Notably, the deadly combination of chaos and raw power is more akin to the methods of many of the insurgents which African armies oppose. Large-sized MLRS use is possibly “far more useful for enemy irregular forces than their uniformed counterparts,” Stupart added.

Strategically, larger MLRS launchers face difficult 21st century challenges, as Cold War levels of force projection are no longer necessary for pitched battle between division-sized groupings that no longer occur. The question remains of whether or not there are relevant MLRS functions or variants compatible with unconventional warfare, the type of which has become the most common in the years since fully mobilized African wars ended in the early 2000s.

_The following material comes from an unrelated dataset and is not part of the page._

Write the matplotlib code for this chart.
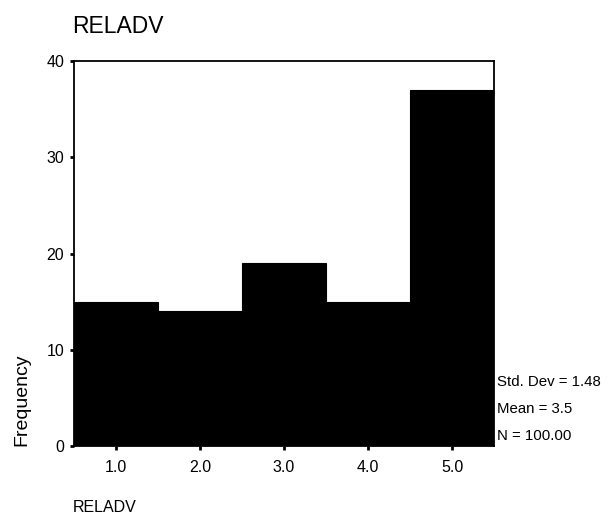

In response to the changing reality of warfare, some variants may not see additional development or production. “I certainly see less and less research into large, traditional MLRS platforms,” Stupart said. “There is simply little need for them. Locally they serve as a mildly-useful force projection tool, and abroad they are too large for our current SANDF to airlift them out.”

Significant design changes would likely be required if African MLRS production were to restart. The modern African battlefield needs more precision, less “saturation.”

“The Battle of Cuito Canavale was a long time ago, and the modern operations which South African troops go on require smaller, smarter weapons, rather than large artillery systems that could slow down an entire division,” Stupart said.

Thus, the increasingly antiquated MLRS may need to be traded out, or at least modified. Mass amounts of rocket tubes could be replaced by smaller towable systems — with rockets equipped with  smarter guidance systems.

“A far more practical application of MLRS technology, for South African and African warfighting in general, is the use of small, trailer-based launchers that can be moved quickly and effectively by medium airlift,” Stupart said. “These systems would certainly provide a more specific utility for SANDF forces than a large unwieldy MLRS vehicle that requires a significant support and logistics ‘tail.’”

Considering the vast transnational peacekeeping responsibilities of the SANDF, as well as the advanced level of South African defense manufacturing, the possibility exists for the development of a new generation of better balanced, more transportable MLRS replacements or modifications.

Yet, as in any democratic government, major military innovation in South Africa remains contingent on legislation-based funding. While the current restructuring of the SANDF — as recommended by policymakers in the 2014 Defense Review — could breathe life into new projects, it could also place others on the chopping block, or leave entire research fields uninvestigated.

Perhaps the bigger question will be whether or not MLRS, in its current form, will exist at all in future battles in Africa.